Every week, usually on Monday, but sometimes on Saturday, my hosts go to St. Maixent l’Ecole, a booming little town with lots of supermarkets. Leclerc is similar to Tesco in the UK or Ireland, and like a small Walmart in the U.S. Lidl is basically an Aldi store (it might be owned by them). You get basic foodstuffs that look like the brands you recognize, but the names are all different. For example, the other day at Lidl, we were picking out breakfast cereals. I named Cocoa Crispies, Sugar Smacks (actually don’t think they use ‘sugar’ in the name anymore), Fruit and Fiber, bran flakes, and a bran flake with nuts in it that reminded me of Great Grains.
Cereals are familiar and similar the world over, it seems. Other items are definitely ‘French,’ like coq au vin in a jar, tuna pizza (?!), and paté that is really cheap (around 65 cents per small jar).

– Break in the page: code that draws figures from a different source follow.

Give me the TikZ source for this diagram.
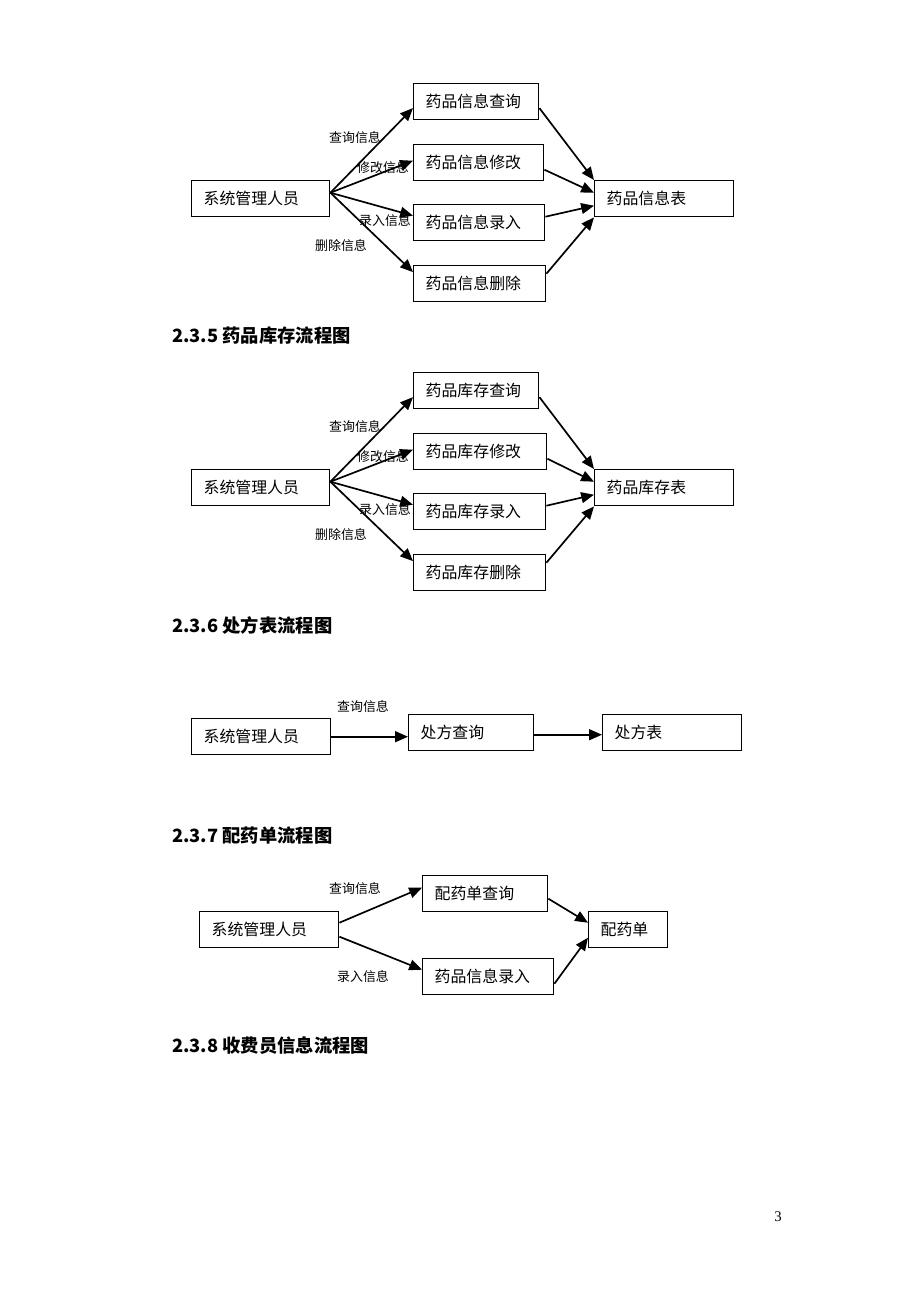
\documentclass[tikz,border=0pt]{standalone}
\usepackage{fontspec}
\setmainfont{Liberation Serif}
\newfontfamily\cjk{Noto Sans CJK SC}
\usetikzlibrary{arrows.meta}

\tikzset{
  box/.style={draw,line width=1pt,anchor=north west,minimum height=9mm,
    inner xsep=3mm,align=left,text width=#1,
    font=\cjk\fontsize{11.3pt}{13pt}\selectfont},
  lab/.style={font=\cjk\fontsize{9.2pt}{11pt}\selectfont,inner sep=0pt},
  hd/.style={anchor=west,inner sep=0pt,font=\cjk\bfseries\fontsize{13pt}{15pt}\selectfont},
  flow/.style={->,line width=1.2pt},
  >={Triangle[length=3.2mm,width=2.7mm]}
}

\begin{document}
\begin{tikzpicture}[x=0.25mm,y=-0.25mm]
  \useasboundingbox (0,0) rectangle (920,1302);

  % 药品信息
  \node[box=28.5mm] (s1) at (191,180) {系统管理人员};
  \node[box=25.25mm] (q1) at (413,83) {药品信息查询};
  \node[box=26.5mm] (m1) at (413,144) {药品信息修改};
  \node[box=26.75mm] (e1) at (413,204) {药品信息录入};
  \node[box=27mm] (d1) at (413,265) {药品信息删除};
  \node[box=28.75mm] (t1) at (594,180) {药品信息表};

  \node[lab] (lq1) at (355,138) {查询信息};
  \node[lab] (lm1) at (383,168) {修改信息};
  \node[lab] (le1) at (385,221) {录入信息};
  \node[lab] (ld1) at (341,246) {删除信息};

  \draw[flow] ([yshift=1.5mm]s1.east) -- ([yshift=-1.6mm]q1.west);
  \draw[flow] ([yshift=1.5mm]s1.east) -- ([yshift=0.5mm]m1.west);
  \draw[flow] ([yshift=1.5mm]s1.east) -- ([yshift=1.75mm]e1.west);
  \draw[flow] ([yshift=1.5mm]s1.east) -- ([yshift=2.9mm]d1.west);
  \draw[flow] ([yshift=-1.6mm]q1.east) -- (t1.north west);
  \draw[flow] ([yshift=-1.75mm]m1.east) -- ([yshift=1.5mm]t1.west);
  \draw[flow] ([yshift=1.5mm]e1.east) -- ([yshift=-1.75mm]t1.west);
  \draw[flow] ([yshift=2.5mm]d1.east) -- (t1.south west);

  \node[hd] (h5) at (172,336) {2.3.5 药品库存流程图};

  % 药品库存
  \begin{scope}[yshift=-72.25mm]
  \node[box=28.5mm] (s2) at (191,180) {系统管理人员};
  \node[box=25.25mm] (q2) at (413,83) {药品库存查询};
  \node[box=27.25mm] (m2) at (413,144) {药品库存修改};
  \node[box=27mm] (e2) at (413,204) {药品库存录入};
  \node[box=27mm] (d2) at (413,265) {药品库存删除};
  \node[box=28.75mm] (t2) at (594,180) {药品库存表};

  \node[lab] (lq2) at (355,138) {查询信息};
  \node[lab] (lm2) at (383,168) {修改信息};
  \node[lab] (le2) at (385,221) {录入信息};
  \node[lab] (ld2) at (341,246) {删除信息};

  \draw[flow] ([yshift=1.5mm]s2.east) -- ([yshift=-1.6mm]q2.west);
  \draw[flow] ([yshift=1.5mm]s2.east) -- ([yshift=0.5mm]m2.west);
  \draw[flow] ([yshift=1.5mm]s2.east) -- ([yshift=1.75mm]e2.west);
  \draw[flow] ([yshift=1.5mm]s2.east) -- ([yshift=2.9mm]d2.west);
  \draw[flow] ([yshift=-1.6mm]q2.east) -- (t2.north west);
  \draw[flow] ([yshift=-1.75mm]m2.east) -- ([yshift=1.5mm]t2.west);
  \draw[flow] ([yshift=1.5mm]e2.east) -- ([yshift=-1.75mm]t2.west);
  \draw[flow] ([yshift=2.5mm]d2.east) -- (t2.south west);
  \end{scope}

  \node[hd] (h6) at (172,625) {2.3.6 处方表流程图};

  % 处方表
  \node[box=28.75mm] (s3) at (191,718) {系统管理人员};
  \node[box=25.25mm] (c3) at (408,714) {处方查询};
  \node[box=28.75mm] (f3) at (602,714) {处方表};
  \node[lab] (lq3) at (363,707) {查询信息};
  \draw[flow] (s3.east) -- (s3.east -| c3.west);
  \draw[flow] ([yshift=-0.5mm]c3.east) -- ([yshift=-0.5mm]f3.west);

  \node[hd] (h7) at (172,836) {2.3.7 配药单流程图};

  % 配药单
  \node[box=28.75mm] (s4) at (199,911) {系统管理人员};
  \node[box=25.25mm] (p4) at (422,875) {配药单查询};
  \node[box=26.75mm] (r4) at (422,958) {药品信息录入};
  \node[box=13.75mm] (t4) at (588,911) {配药单};
  \node[lab] (lq4) at (355,889) {查询信息};
  \node[lab] (le4) at (363,977) {录入信息};
  \draw[flow] ([yshift=1.75mm]s4.east) -- ([yshift=1.5mm]p4.west);
  \draw[flow] ([yshift=-1.75mm]s4.east) -- ([yshift=1.75mm]r4.west);
  \draw[flow] ([yshift=-1.25mm]p4.east) -- ([yshift=1.75mm]t4.west);
  \draw[flow] ([yshift=-1.75mm]r4.east) -- ([yshift=-2mm]t4.west);

  \node[hd] (h8) at (172,1046) {2.3.8 收费员信息流程图};

  \node[font=\fontsize{10.5pt}{12pt}\selectfont] (pg) at (778,1217) {3};
\end{tikzpicture}
\end{document}
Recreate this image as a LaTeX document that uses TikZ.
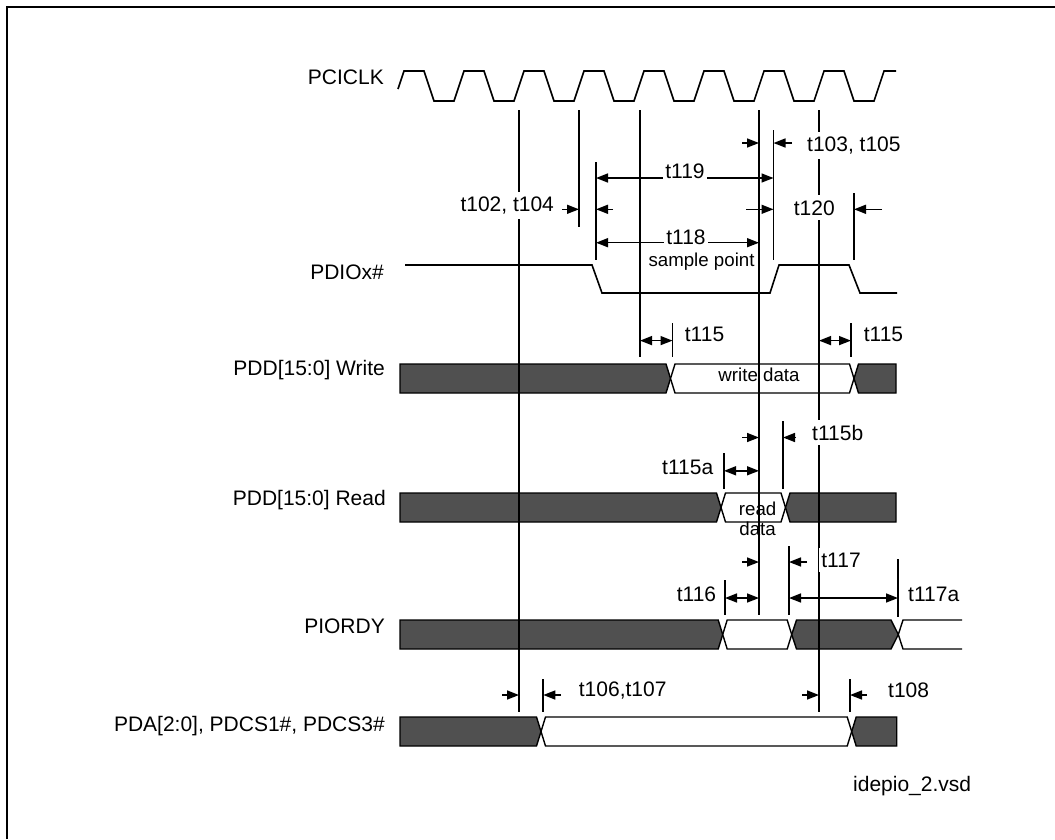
\documentclass[tikz,border=0pt]{standalone}
\usepackage{fontspec}
\setmainfont{Liberation Sans}
\usetikzlibrary{arrows.meta}
\definecolor{busdark}{RGB}{80,80,80}
\tikzset{
  vl/.style={line width=1.7pt},
  wave/.style={line width=1.6pt, line join=miter},
  dimr/.style={line width=1.5pt, -{Triangle[length=12pt,width=9pt]}},
  dimb/.style={line width=1.5pt, {Triangle[length=12pt,width=9pt]}-{Triangle[length=12pt,width=9pt]}},
  lbl/.style={font=\fontsize{21}{24}\selectfont, inner sep=0pt},
  sml/.style={font=\fontsize{18.7}{20.5}\selectfont, inner sep=0pt},
  tlab/.style={lbl, fill=white, inner xsep=2pt, inner ysep=5pt},
  darkbus/.style={fill=busdark, draw=black, line width=1.4pt, line join=miter},
  lightbus/.style={fill=white, draw=black, line width=1.4pt, line join=miter},
}
\begin{document}
\begin{tikzpicture}[x=1pt,y=-1pt]
\useasboundingbox (0,0) rectangle (1055,839);
\fill[white] (0,0) rectangle (1055,839);
\draw[line width=1.7pt] (7.3,839) -- (7.3,6.7) -- (1055,6.7);

% signal names
\node[lbl, anchor=base east] (nclk) at (384,84.3) {PCICLK};
\node[lbl, anchor=base east] (ndio) at (384,279) {PDIOx\#};
\node[lbl, anchor=base east] (nwr) at (385,375.5) {PDD[15:0] Write};
\node[lbl, anchor=base east] (nrd) at (386,505.5) {PDD[15:0] Read};
\node[lbl, anchor=base east] (nrdy) at (385,633) {PIORDY};
\node[lbl, anchor=base east] (npda) at (385,731) {PDA[2:0], PDCS1\#, PDCS3\#};

% clock
\draw[wave] (398,89) \foreach \k in {0,...,7} { -- ({404+60*\k},71) -- ({424+60*\k},71) -- ({434+60*\k},101) -- ({454+60*\k},101) } -- (884,71) -- (896,71);

% PDIOx#
\draw[wave] (405,265) -- (592,265) -- (602,293) -- (770,293) -- (779,265) -- (849,265) -- (860,293) -- (897,293);

% buses: write
\draw[darkbus] (400,364) -- (666,364) -- (670.5,378.5) -- (666,393) -- (400,393) -- cycle;
\draw[lightbus] (670.5,378.5) -- (675,364) -- (849.5,364) -- (854,378.5) -- (849.5,393) -- (675,393) -- cycle;
\draw[darkbus] (854,378.5) -- (858.5,364) -- (896,364) -- (896,393) -- (858.5,393) -- cycle;
% read
\draw[darkbus] (400,493) -- (716.5,493) -- (721,507.5) -- (716.5,522) -- (400,522) -- cycle;
\draw[lightbus] (721,507.5) -- (725.5,493) -- (781,493) -- (785.5,507.5) -- (781,522) -- (725.5,522) -- cycle;
\draw[darkbus] (785.5,507.5) -- (790,493) -- (896,493) -- (896,522) -- (790,522) -- cycle;
% PIORDY
\draw[darkbus] (400,620) -- (718.2,620) -- (722.7,634.5) -- (718.2,649) -- (400,649) -- cycle;
\draw[lightbus] (722.7,634.5) -- (727.2,620) -- (787.2,620) -- (791.7,634.5) -- (787.2,649) -- (727.2,649) -- cycle;
\draw[darkbus] (791.7,634.5) -- (796.5,620) -- (891,620) -- (898.3,634.5) -- (891,649) -- (796.5,649) -- cycle;
\draw[line width=1.4pt, line join=miter] (962,620) -- (903,620) -- (898.3,634.5) -- (903,649) -- (962,649);
% PDA
\draw[darkbus] (400,717) -- (536.5,717) -- (541,731.5) -- (536.5,746) -- (400,746) -- cycle;
\draw[lightbus] (541,731.5) -- (545.5,717) -- (847.2,717) -- (851.7,731.5) -- (847.2,746) -- (545.5,746) -- cycle;
\draw[darkbus] (851.7,731.5) -- (856.2,717) -- (896.7,717) -- (896.7,746) -- (856.2,746) -- cycle;

% clock reference lines
\draw[vl] (519,110) -- (519,712);
\draw[vl] (579,110) -- (579,227);
\draw[vl] (640,110) -- (640,357);
\draw[vl] (759,110) -- (759,615);
\draw[vl] (819,110) -- (819,712);
% edge markers
\draw[vl] (596,162) -- (596,260);
\draw[vl] (773.5,130) -- (773.5,260);
\draw[vl] (854,193) -- (854,260);
\draw[vl] (672.5,323) -- (672.5,357);
\draw[vl] (851,323) -- (851,357);
\draw[vl] (783,421) -- (783,489);
\draw[vl] (724,453) -- (724,489);
\draw[vl] (789,546) -- (789,615);
\draw[vl] (725,580) -- (725,615);
\draw[vl] (898,559) -- (898,617);
\draw[vl] (543.3,679) -- (543.3,712);
\draw[vl] (850,679) -- (850,712);

% dimension arrows
\draw[dimr] (742,143) -- (759,143);
\draw[dimr] (792,143) -- (773.5,143);
\draw[dimb] (596,178) -- (773.5,178);
\draw[dimr] (562,209.3) -- (579,209.3);
\draw[dimr] (613,209.3) -- (596,209.3);
\draw[dimr] (746,209.3) -- (773.5,209.3);
\draw[dimr] (882,209.3) -- (854,209.3);
\draw[dimb] (596,242.7) -- (759,242.7);
\draw[dimb] (640,340.6) -- (672.5,340.6);
\draw[dimb] (819,340.6) -- (851,340.6);
\draw[dimr] (742,437.5) -- (759,437.5);
\draw[dimr] (796,437.5) -- (783,437.5);
\draw[dimb] (724,470.8) -- (759,470.8);
\draw[dimr] (742,562) -- (759,562);
\draw[dimr] (807,562) -- (789,562);
\draw[dimb] (725,598) -- (759,598);
\draw[dimb] (789,598) -- (898,598);
\draw[dimr] (502,695) -- (519,695);
\draw[dimr] (561,695) -- (543.3,695);
\draw[dimr] (802,695) -- (819,695);
\draw[dimr] (867,695) -- (850,695);

% timing labels
\node[tlab, anchor=base west] (t103) at (805,151.7) {t103, t105};
\node[tlab, anchor=base] (t119) at (685,178) {t119};
\node[tlab, anchor=base west] (t102) at (458.3,211.7) {t102, t104};
\node[tlab, anchor=base west] (t120) at (791.7,215) {t120};
\node[tlab, anchor=base] (t118) at (686,244.5) {t118};
\node[sml, anchor=base west] (samp) at (648.3,266.5) {sample point};
\node[tlab, anchor=base west] (t115l) at (682.7,341) {t115};
\node[tlab, anchor=base west] (t115r) at (861.6,341) {t115};
\node[sml, anchor=base] (wdat) at (759,381) {write data};
\node[tlab, anchor=base west] (t115b) at (810,440) {t115b};
\node[tlab, anchor=base east] (t115a) at (715.4,474) {t115a};
\node[sml, anchor=base] (rd1) at (757.6,515.6) {read};
\node[sml, anchor=base] (rd2) at (757.6,535.5) {data};
\node[tlab, anchor=base west] (t117) at (819.2,567) {t117};
\node[tlab, anchor=base east] (t116) at (718.3,601) {t116};
\node[tlab, anchor=base west] (t117a) at (906,601) {t117a};
\node[tlab, anchor=base west] (t106) at (576.7,696) {t106,t107};
\node[tlab, anchor=base west] (t108) at (886,697) {t108};
\node[lbl, anchor=base west] (file) at (853,791.7) {idepio\_2.vsd};
\end{tikzpicture}
\end{document}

Last Saturday we went to town so we could go to the open air market. There was a woman selling young poultry—baby ducks, chicks, turkeys, guinea fowl, geese. There was a garden center set up selling starters of most vegetables, seed potatoes, and garden equipment like watering cans in 4 sizes and rubber wash tubs. Over on the mall area, there were vendors with kitchen utensils, hats, clothes, dolls, purses and totes, and more. We didn’t buy anything, but it was fun to wander and look at everything. I practiced my French on one woman, who had about as much English as my French. I asked “Combien?” (“How much?”) to one man who replied, “C’est marqué, five euros.” I asked him if he’d pegged me as American, and he grinned. Ros said I spoke French with an American accent.
Here are the pics from the day, including the chocolate Easter chicken for sale at Lidl’s. I saw no chocolate bunnies, just this huge hen. Of course, there were other Easter candies for sale, but this tickled me for some reason. I really should have bought it; even the nest was chocolate.